# iOS Sessions by Device Type

> iOS engagement, device by device.

Canonical URL: <https://datadriven.io/problems/ios_sessions_by_device_type>

Domain: SQL · Difficulty: medium · Seniority: L3

## Problem

The mobile analytics team is preparing a usage report and needs to know the total number of sessions initiated from devices where device_type is 'mobile'. Return the device type and its session count.

## Worked solution and explanation

### Why this problem exists in real interviews

The core test is combining rows from user_sessions and devices using grouping, where a fan-out on the join key will silently corrupt aggregates.
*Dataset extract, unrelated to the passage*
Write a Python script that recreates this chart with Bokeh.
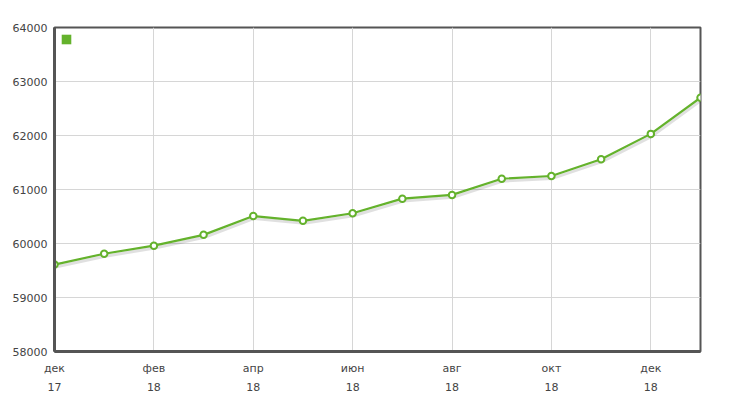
from bokeh.plotting import figure
from bokeh.models import (ColumnDataSource, FixedTicker, LinearAxis, Range1d,
                          Legend, LegendItem, Grid)
from bokeh.transform import dodge
from bokeh.core.properties import value
from bokeh.embed import file_html
from bokeh.resources import INLINE

months = ["дек", "янв", "фев", "мар", "апр", "май", "июн", "июл", "авг",
          "сен", "окт", "ноя", "дек", "янв"]
years = ["17", "18", "18", "18", "18", "18", "18", "18", "18", "18", "18",
         "18", "18", "19"]
values = [59610, 59810, 59960, 60160, 60510, 60420, 60560, 60830, 60900,
          61200, 61250, 61560, 62030, 62700]
y_ticks = [58000, 59000, 60000, 61000, 62000, 63000, 64000]
x_label_idx = [0, 2, 4, 6, 8, 10, 12]

GREEN = "#64b22c"
FONT = "DejaVu Sans"
TXT = "#444444"

idx = list(range(len(values)))
src = ColumnDataSource(dict(x=idx, y=values))

p = figure(width=744, height=400, output_backend="svg", toolbar_location=None,
           x_range=Range1d(0, len(values) - 1), y_range=Range1d(58000, 64000),
           x_axis_location=None, y_axis_location=None,
           min_border_left=54, min_border_right=44, min_border_top=27,
           min_border_bottom=49)
p.background_fill_color = "white"
p.border_fill_color = "white"
p.outline_line_color = "#555555"
p.outline_line_width = 2

# y axis
yax = LinearAxis(ticker=FixedTicker(ticks=y_ticks))
yax.axis_line_color = "#555555"
yax.axis_line_width = 3
yax.major_tick_line_color = None
yax.minor_tick_line_color = None
yax.major_label_text_font = FONT
yax.major_label_text_font_size = "11px"
yax.major_label_text_color = TXT
yax.major_label_standoff = 1
p.add_layout(yax, "left")

# x axis: months
xax = LinearAxis(ticker=FixedTicker(ticks=x_label_idx))
xax.major_label_overrides = {i: months[i] for i in x_label_idx}
xax.axis_line_color = "#555555"
xax.axis_line_width = 3
xax.major_tick_line_color = None
xax.minor_tick_line_color = None
xax.major_label_text_font = FONT
xax.major_label_text_font_size = "11px"
xax.major_label_text_color = TXT
xax.major_label_standoff = 4
p.add_layout(xax, "below")

# x axis: years
xax2 = LinearAxis(ticker=FixedTicker(ticks=x_label_idx))
xax2.major_label_overrides = {i: years[i] for i in x_label_idx}
xax2.axis_line_color = None
xax2.major_tick_line_color = None
xax2.minor_tick_line_color = None
xax2.major_label_text_font = FONT
xax2.major_label_text_font_size = "11px"
xax2.major_label_text_color = TXT
xax2.major_label_standoff = -1
p.add_layout(xax2, "below")

p.xgrid.visible = False
p.ygrid.visible = False
p.add_layout(Grid(dimension=0, ticker=xax.ticker, grid_line_color="#d6d6d6"))
p.add_layout(Grid(dimension=1, ticker=yax.ticker, grid_line_color="#d6d6d6"))

# shadow
p.line(x=dodge("x", 0.02, range=p.x_range), y=dodge("y", -45, range=p.y_range),
       source=src, line_color="#000000", line_alpha=0.12, line_width=3)
p.line("x", "y", source=src, line_color=GREEN, line_width=2.2)
p.scatter("x", "y", source=src, size=6.5, fill_color="white",
          line_color=GREEN, line_width=2)

# legend marker (series swatch, drawn only in the legend)
leg_r = p.quad(left=[-10], right=[-9], top=[0], bottom=[-1], fill_color=GREEN,
               line_color=None)
legend = Legend(items=[LegendItem(label=value(" "), renderers=[leg_r])],
                location="top_left", glyph_width=12, glyph_height=12,
                label_height=12, label_text_font_size="1px", padding=5,
                margin=6, border_line_color=None, background_fill_alpha=0,
                label_width=0, spacing=0, label_standoff=0)
p.add_layout(legend, "center")

open("out.html", "w").write(file_html(p, INLINE))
This appears in mid-level screens to separate careful thinkers from syntax-first candidates.

> **Trick to Solving**
>
> Read the prompt carefully for implicit constraints. The phrase structure hints at the grain of the output: what each row represents.
> 
> 1. Identify the output grain from the prompt (one row per what?)
> 2. Work backward from the desired output columns
> 3. Build the query inside-out: innermost subquery first, then layer on filters and aggregates

---

### Break down the requirements

#### Step 1: Join tables with INNER JOIN

Connect `user_sessions` and `devices` on `device_id` to keep only matching rows.

#### Step 2: Filter to the target rows

Apply the `WHERE` filter to restrict the working set before aggregation. Filtering early reduces the number of rows that downstream operations process.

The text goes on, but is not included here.